Who: George Armstrong Custer
What: United States Army officer
Where: Born New Rumley, Ohio; died Little Bighorn, Montana
Why: His service in the American Civil War overshadowed by his Last Stand at Little Bighorn
When: Born December 5, 1839; died June 25, 1876
“I would be willing, yes glad, to see a battle every day during my life” – George Armstrong Custer
George Armstrong Custer had a busy life before his premature death at Little Bighorn. After growing up in Michigan and Ohio, he attended West Point, graduating last in his class of 34 a year early due to the outbreak of the Civil War. As a cavalry officer, he fought in the First Battle of Bull Run, the Peninsula Campaign, the Battles of Antietam, Chancellorsville, Gettysburg, the Wilderness, Yellow Tavern, Trevilian Station, the Valley Campaigns of 1864, the Siege of Petersburg and finally, played a crucial role at Appomattox, where he was present when Lee finally surrendered.
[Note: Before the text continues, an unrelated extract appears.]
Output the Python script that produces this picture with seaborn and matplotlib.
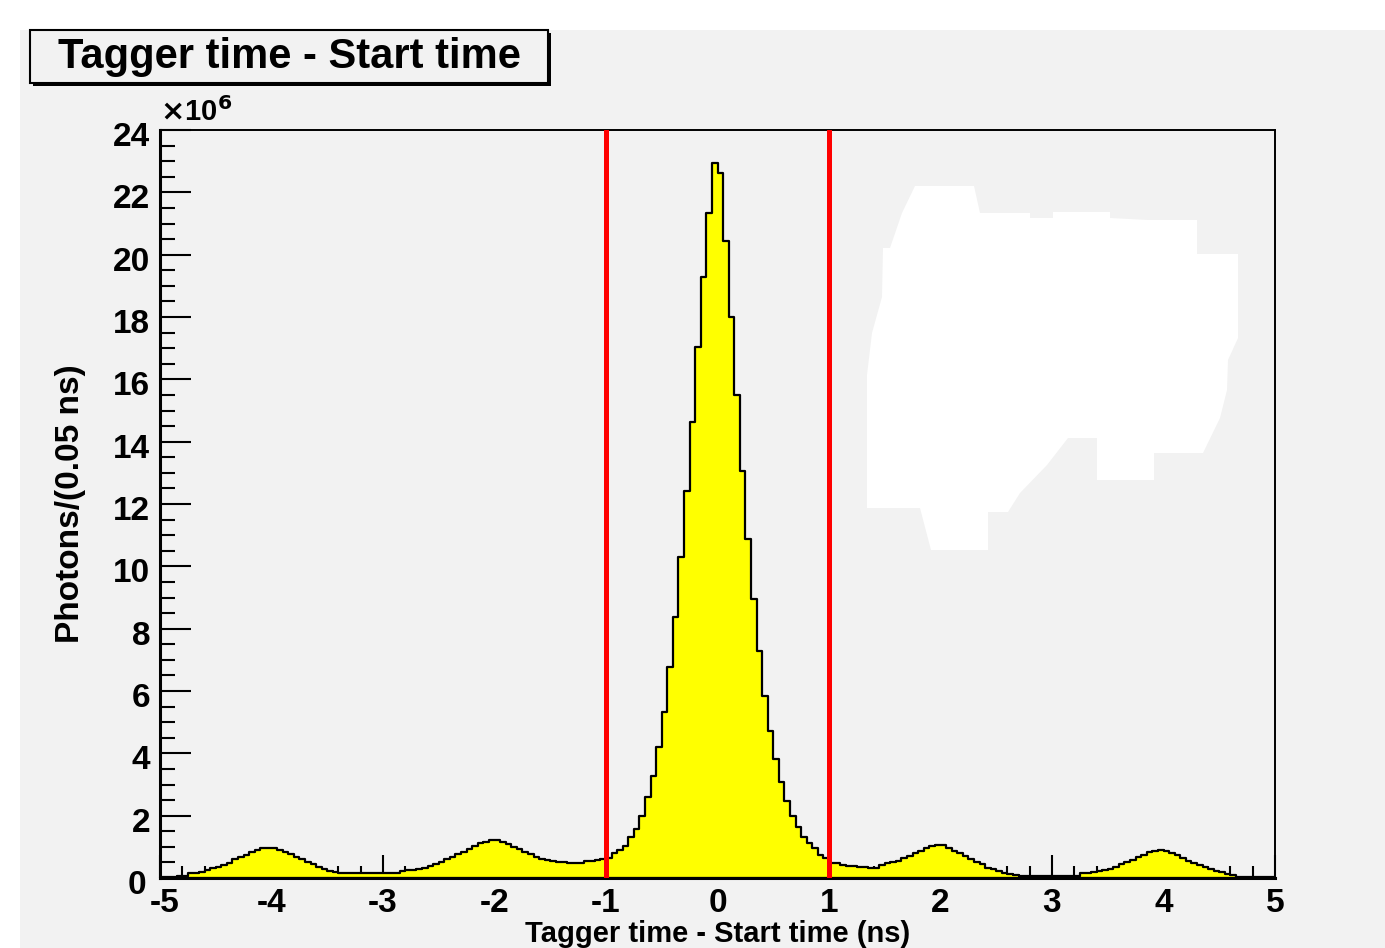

Throughout the war, Custer excelled, uncharacteristically avoiding injury and becoming a darling of the press due to his exuberance and flamboyance, and his impressive cavalry tactics. He became known for his daring and his bravery. After the war ended, Custer stayed with the US Army to fight in the Indian Wars, fighting the Cheyenne and Lakota as America pushed west. In June 1876, Custer’s luck ran out; leading the 7th Cavalry against Sitting Bull at the Battle of Little Bighorn. Despite being warned by scouts, Custer’s forces were wiped out by between 1,800 and 2,000 braves. He achieved the fame he had always craved – but not as a military hero, but as a reckless, incompetent fool. The debacle became known as Custer’s Last Stand, a far cry from the stellar service he had displayed during the Civil War.